Tatum’s young dumb and full of cum features finally find their perfect context in Hail, Caesar!’s elaborate dance routine “We Ain’t Gonna See No Dames.” Tatum performs with squads of male dancers, all attired in Navy dress whites—obviously modeled after a Paul Cadmus orgy tableau. The all-male prancing turns a saloon into a gay bar—one bit of choreography even spit-roasts Tatum as he bump-and-grinds between two guys. The number climaxes when a new group of horn-dog swabbies invade the bar, grinning at the free-for-all. (Too bad the song itself lacks the naughtiness of Seth MacFarlane’s gay jokes on Family Guy.)
The Fleet’s In! (1934) by Paul Cadmus
Hail, Caesar! winks at Tatum’s gay audience through a trove of butt-pirate innuendo about Old Hollywood. Burt Gurney isn’t really a character, just a Village People conceit based on rumors we’ve read/heard about famous actors who put themselves on the meat market or frequented Sunday brunches at the home of famous “women’s directors” (to use a popular Hollywood euphemism). Ralph Fiennes plays one of those types, named Laurence Laurentz. Fiennes’ effete, ascot-wearing caricature combines gossip about Laurence Olivier with the personages of James Whale, George Cukor and Mitchell Leisen.

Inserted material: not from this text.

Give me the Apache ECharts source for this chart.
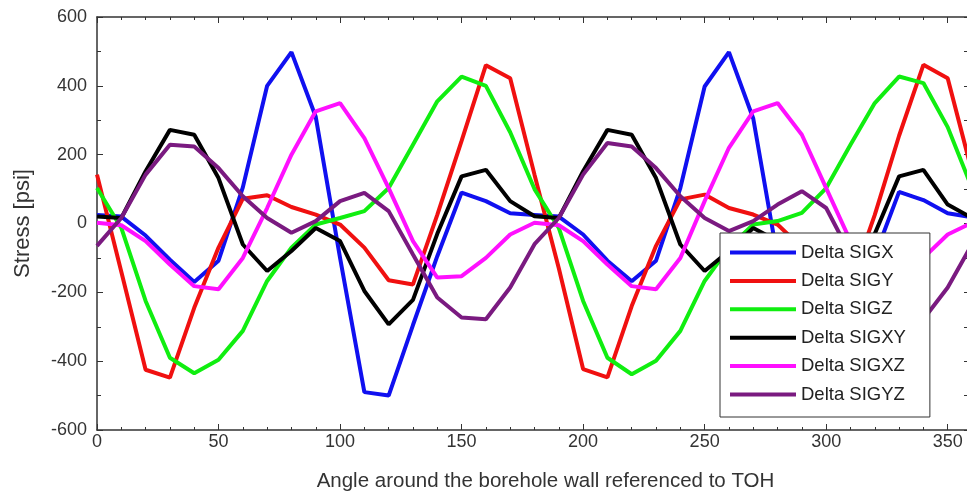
<!DOCTYPE html>
<html>
<head>
<meta charset="utf-8">
<script src="https://cdn.jsdelivr.net/npm/echarts@6/dist/echarts.min.js"></script>
<style>
	html, body { margin: 0; padding: 0; background: #fff; overflow: hidden; }
	/* a little wider than the window: the original plot is cut off at its right edge */
	#chart-1 { width: 975px; height: 497px; }
</style>
</head>
<body>
<div id="chart-1"></div>
<script>
	var angles = [0, 10, 20, 30, 40, 50, 60, 70, 80, 90, 100, 110, 120, 130, 140, 150, 160, 170, 180,
		190, 200, 210, 220, 230, 240, 250, 260, 270, 280, 290, 300, 310, 320, 330, 340, 350, 360];

	var sigx = [25, 20, -35, -105, -170, -108, 105, 400, 498, 310, -100, -490, -500, -295, -95, 90, 65, 30, 25,
		20, -32, -108, -168, -108, 103, 398, 498, 305, -100, -490, -500, -295, -95, 92, 68, 30, 18];
	var sigy = [142, -140, -425, -448, -245, -70, 72, 82, 48, 26, -3, -70, -165, -177, 25, 240, 460, 422, 142,
		-130, -423, -447, -240, -65, 70, 84, 45, 26, -3, -70, -165, -177, 25, 255, 461, 422, 150];
	var sigz = [103, -13, -225, -390, -435, -396, -312, -167, -70, -3, 16, 36, 103, 229, 355, 427, 400, 265, 100,
		-13, -225, -390, -438, -399, -312, -167, -70, -3, 7, 31, 103, 229, 350, 427, 408, 280, 103];
	var sigxy = [20, 16, 152, 272, 258, 132, -61, -138, -80, -13, -51, -196, -293, -222, -30, 137, 156, 65, 21,
		16, 152, 272, 258, 132, -61, -138, -80, -13, -51, -196, -293, -222, -30, 137, 156, 55, 16];
	var sigxz = [2, -5, -51, -119, -182, -191, -100, 45, 200, 326, 350, 248, 103, -51, -157, -153, -100, -32, 2,
		-5, -51, -119, -182, -191, -100, 65, 220, 326, 350, 258, 103, -51, -157, -153, -100, -32, 2];
	var sigyz = [-65, 16, 142, 229, 224, 161, 79, 16, -27, 7, 65, 89, 36, -90, -215, -273, -278, -186, -60,
		16, 142, 234, 224, 161, 79, 16, -22, 7, 55, 94, 45, -90, -215, -273, -278, -186, -60];

	var names = ['Delta SIGX', 'Delta SIGY', 'Delta SIGZ', 'Delta SIGXY', 'Delta SIGXZ', 'Delta SIGYZ'];
	var colors = ['#1010f0', '#f01010', '#10ee10', '#000000', '#ff10ff', '#7a1a80'];
	var values = [sigx, sigy, sigz, sigxy, sigxz, sigyz];

	var font = 'Liberation Sans';

	function pairs(vals) {
		return angles.map(function(a, i) { return [a, vals[i]]; });
	}

	var series = names.map(function(n, k) {
		return {
			name: n,
			type: 'line',
			data: pairs(values[k]),
			showSymbol: false,
			animation: false,
			lineStyle: { width: 4, color: colors[k] },
			itemStyle: { color: colors[k] }
		};
	});

	var frameLine = { show: true, onZero: false, lineStyle: { color: '#333', width: 1.5 } };

	var myChart = echarts.init(document.getElementById('chart-1'));
	var option = {
		backgroundColor: '#fff',
		animation: false,
		grid: { left: 97, right: 3, top: 17, bottom: 66 },
		legend: {
			orient: 'vertical',
			left: 720,
			top: 233,
			data: names,
			icon: 'rect',
			itemWidth: 66,
			itemHeight: 4,
			itemGap: 9.4,
			padding: [10, 24, 13, 10],
			backgroundColor: '#fff',
			borderColor: '#333',
			borderWidth: 1,
			borderRadius: 0,
			textStyle: { fontFamily: font, fontSize: 18.5, color: '#222', lineHeight: 19 }
		},
		xAxis: [{
			type: 'value',
			min: 0,
			max: 360,
			interval: 50,
			name: 'Angle around the borehole wall referenced to TOH',
			nameLocation: 'middle',
			nameGap: 41,
			nameTextStyle: { fontFamily: font, fontSize: 20.5, color: '#333', padding: [0, 0, 0, 22] },
			axisLine: frameLine,
			axisTick: { inside: true, length: 6, lineStyle: { color: '#333' } },
			minorTick: { show: true, splitNumber: 5, length: 3, lineStyle: { color: '#333' } },
			splitLine: { show: false },
			axisLabel: {
				fontFamily: font, fontSize: 18, color: '#333', margin: 3, showMaxLabel: false,
				formatter: function(v) { return v === 360 ? '' : v; }
			}
		}, {
			type: 'value',
			position: 'top',
			min: 0,
			max: 360,
			interval: 50,
			axisLine: frameLine,
			axisTick: { inside: true, length: 6, lineStyle: { color: '#333' } },
			minorTick: { show: true, splitNumber: 5, length: 3, lineStyle: { color: '#333' } },
			splitLine: { show: false },
			axisLabel: { show: false }
		}],
		yAxis: [{
			type: 'value',
			min: -600,
			max: 600,
			interval: 200,
			name: 'Stress [psi]',
			nameLocation: 'middle',
			nameGap: 63,
			nameTextStyle: { fontFamily: font, fontSize: 22, color: '#333' },
			axisLine: frameLine,
			axisTick: { inside: true, length: 6, lineStyle: { color: '#333' } },
			minorTick: { show: true, splitNumber: 2, length: 4, lineStyle: { color: '#333' } },
			splitLine: { show: false },
			axisLabel: { fontFamily: font, fontSize: 18, color: '#333', margin: 10 }
		}, {
			type: 'value',
			position: 'right',
			min: -600,
			max: 600,
			interval: 200,
			axisLine: frameLine,
			axisTick: { inside: true, length: 8, lineStyle: { color: '#333' } },
			minorTick: { show: true, splitNumber: 2, length: 8, lineStyle: { color: '#333' } },
			splitLine: { show: false },
			axisLabel: { show: false }
		}],
		series: series
	};

	myChart.setOption(option);
</script>
</body>
</html>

At one point, Fiennes’ Laurentz approaches the film’s lead character Ed Mannix (Josh Brolin) with the coded question “Do you enjoy physical culture?” The come-on, alluding to body-builder porn, is as obvious as “I like your hat.” It’s later revealed that Baird Whitlock (George Clooney), a vain, Clark Gable-style, overly tanned actor (even his thighs are bronzed), was propositioned by musical-comedy star Danny Kaye, a rumored intimate of Olivier’s.

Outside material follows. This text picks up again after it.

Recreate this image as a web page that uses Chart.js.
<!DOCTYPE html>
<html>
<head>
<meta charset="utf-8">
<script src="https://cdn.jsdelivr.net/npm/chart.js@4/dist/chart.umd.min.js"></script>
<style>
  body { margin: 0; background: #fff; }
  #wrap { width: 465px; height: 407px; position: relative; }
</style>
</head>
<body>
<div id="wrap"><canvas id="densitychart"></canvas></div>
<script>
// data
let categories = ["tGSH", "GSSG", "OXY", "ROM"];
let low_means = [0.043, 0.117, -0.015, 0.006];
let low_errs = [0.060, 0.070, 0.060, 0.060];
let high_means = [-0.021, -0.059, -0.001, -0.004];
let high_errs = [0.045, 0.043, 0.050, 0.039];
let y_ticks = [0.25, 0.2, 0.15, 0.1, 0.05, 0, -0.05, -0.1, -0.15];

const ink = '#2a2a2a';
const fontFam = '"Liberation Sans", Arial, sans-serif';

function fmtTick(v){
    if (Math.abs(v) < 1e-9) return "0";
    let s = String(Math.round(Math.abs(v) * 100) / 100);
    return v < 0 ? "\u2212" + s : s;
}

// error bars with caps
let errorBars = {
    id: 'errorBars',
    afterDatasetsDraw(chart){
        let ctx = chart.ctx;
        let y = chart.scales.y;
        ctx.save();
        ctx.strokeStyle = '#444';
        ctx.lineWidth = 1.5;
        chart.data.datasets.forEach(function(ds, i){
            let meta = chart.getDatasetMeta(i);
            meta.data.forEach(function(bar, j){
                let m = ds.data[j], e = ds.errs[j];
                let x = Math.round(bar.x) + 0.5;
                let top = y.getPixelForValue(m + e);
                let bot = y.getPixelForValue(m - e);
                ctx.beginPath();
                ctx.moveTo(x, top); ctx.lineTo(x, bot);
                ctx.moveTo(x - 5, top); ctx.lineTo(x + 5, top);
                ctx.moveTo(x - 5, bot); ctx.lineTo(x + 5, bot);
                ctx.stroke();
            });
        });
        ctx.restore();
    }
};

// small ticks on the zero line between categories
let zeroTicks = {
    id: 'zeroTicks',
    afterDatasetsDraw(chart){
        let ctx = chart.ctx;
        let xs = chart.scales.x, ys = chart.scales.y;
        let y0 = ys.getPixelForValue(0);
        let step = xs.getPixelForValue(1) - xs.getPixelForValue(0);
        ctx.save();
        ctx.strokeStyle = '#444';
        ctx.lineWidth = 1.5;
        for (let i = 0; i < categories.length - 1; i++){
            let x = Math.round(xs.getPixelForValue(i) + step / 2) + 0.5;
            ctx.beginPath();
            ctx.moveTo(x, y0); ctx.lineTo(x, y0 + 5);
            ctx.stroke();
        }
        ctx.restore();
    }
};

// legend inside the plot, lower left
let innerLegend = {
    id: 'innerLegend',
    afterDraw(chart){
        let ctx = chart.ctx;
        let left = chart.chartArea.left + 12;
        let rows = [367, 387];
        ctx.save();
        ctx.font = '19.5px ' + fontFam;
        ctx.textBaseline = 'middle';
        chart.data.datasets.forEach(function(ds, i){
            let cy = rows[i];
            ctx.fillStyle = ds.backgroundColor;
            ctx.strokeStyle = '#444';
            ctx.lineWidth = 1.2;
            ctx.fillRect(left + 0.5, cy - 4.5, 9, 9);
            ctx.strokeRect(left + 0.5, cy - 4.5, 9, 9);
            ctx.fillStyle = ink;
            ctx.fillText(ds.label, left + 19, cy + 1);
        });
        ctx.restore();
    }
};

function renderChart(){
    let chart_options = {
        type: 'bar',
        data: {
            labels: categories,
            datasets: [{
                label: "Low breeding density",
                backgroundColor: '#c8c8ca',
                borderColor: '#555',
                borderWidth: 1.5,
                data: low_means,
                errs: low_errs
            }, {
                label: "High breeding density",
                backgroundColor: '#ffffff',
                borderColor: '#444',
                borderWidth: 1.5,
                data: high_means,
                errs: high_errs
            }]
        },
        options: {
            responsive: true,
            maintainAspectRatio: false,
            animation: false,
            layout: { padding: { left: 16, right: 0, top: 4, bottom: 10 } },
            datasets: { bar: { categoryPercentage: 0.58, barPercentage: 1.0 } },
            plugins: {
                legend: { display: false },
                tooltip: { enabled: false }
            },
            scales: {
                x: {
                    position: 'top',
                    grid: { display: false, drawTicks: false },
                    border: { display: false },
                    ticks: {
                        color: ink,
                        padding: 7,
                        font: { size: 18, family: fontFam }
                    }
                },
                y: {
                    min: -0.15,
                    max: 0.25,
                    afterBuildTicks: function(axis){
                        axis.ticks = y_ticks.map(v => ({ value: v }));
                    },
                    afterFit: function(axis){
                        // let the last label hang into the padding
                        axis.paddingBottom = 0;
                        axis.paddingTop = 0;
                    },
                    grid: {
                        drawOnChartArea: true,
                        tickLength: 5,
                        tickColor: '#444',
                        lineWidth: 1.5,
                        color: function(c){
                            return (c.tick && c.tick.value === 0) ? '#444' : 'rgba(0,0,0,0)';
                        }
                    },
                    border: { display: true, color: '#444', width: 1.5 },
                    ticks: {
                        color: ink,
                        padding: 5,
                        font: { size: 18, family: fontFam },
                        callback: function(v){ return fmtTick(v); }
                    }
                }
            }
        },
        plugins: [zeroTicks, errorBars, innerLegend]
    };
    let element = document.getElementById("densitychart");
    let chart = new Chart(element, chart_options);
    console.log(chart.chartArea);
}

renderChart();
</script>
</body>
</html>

Tatum, in dress whites, evokes the infamous gay sailor erotica pamphlet “Shore Leave.” (The Coens only forget to outfit Tatum with the button-front access of the legendary sailor’s uniform as in Fassbinder’s Querelle.) Tatum dances serviceably (but undulated more impressively in Magic Mike XXL). Unfortunately, his uniform isn’t as trim as ‘50s Hollywood’s actual musical sailor boys—those dancers from Jerome Robbin’s legendary Fancy Free ballet that appeared in movies like On the Town and in gang drag in West Side Story. And Gene Kelly, Michael Kidd, and Dan Dailey’s athletic rumps were cheekier in It's Always Fair Weather. Instead, the Coens turn sexual innuendo into political satire, making Gurney the patsy for Communists screenwriters who become seamen, with dreams of socialist revolution, awaiting a Russian submarine—arising erect from the Pacific-- to penetrate Hollywood.

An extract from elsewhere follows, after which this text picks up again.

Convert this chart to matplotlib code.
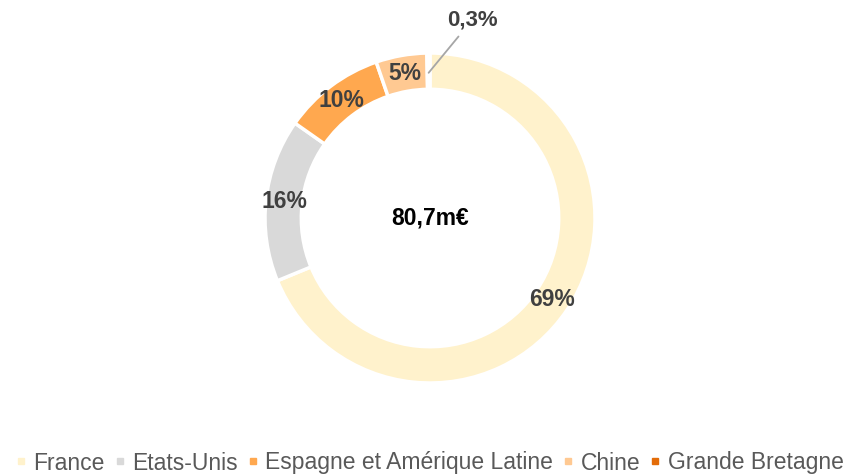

Maybe the campiness of Hail, Caesar! can help educate viewers about the history of gay codes and erotic symbolism. Dancing sailor icons also figure in Jacques Demy’s Lola and The Young Girls of Rochefort as well as David Bowie’s 1987 Never Let Me Down, a music-video collaboration with Jean- Baptiste Modino, that polished Bruce Weber’s layouts of sailors on leave. Hail, Caesar! caricatures are not homophobic. Think of Burt Gurney’s comic gay villainy as simply the Coens’ copping a feel of Tatum’s rump-shaking pulchritude.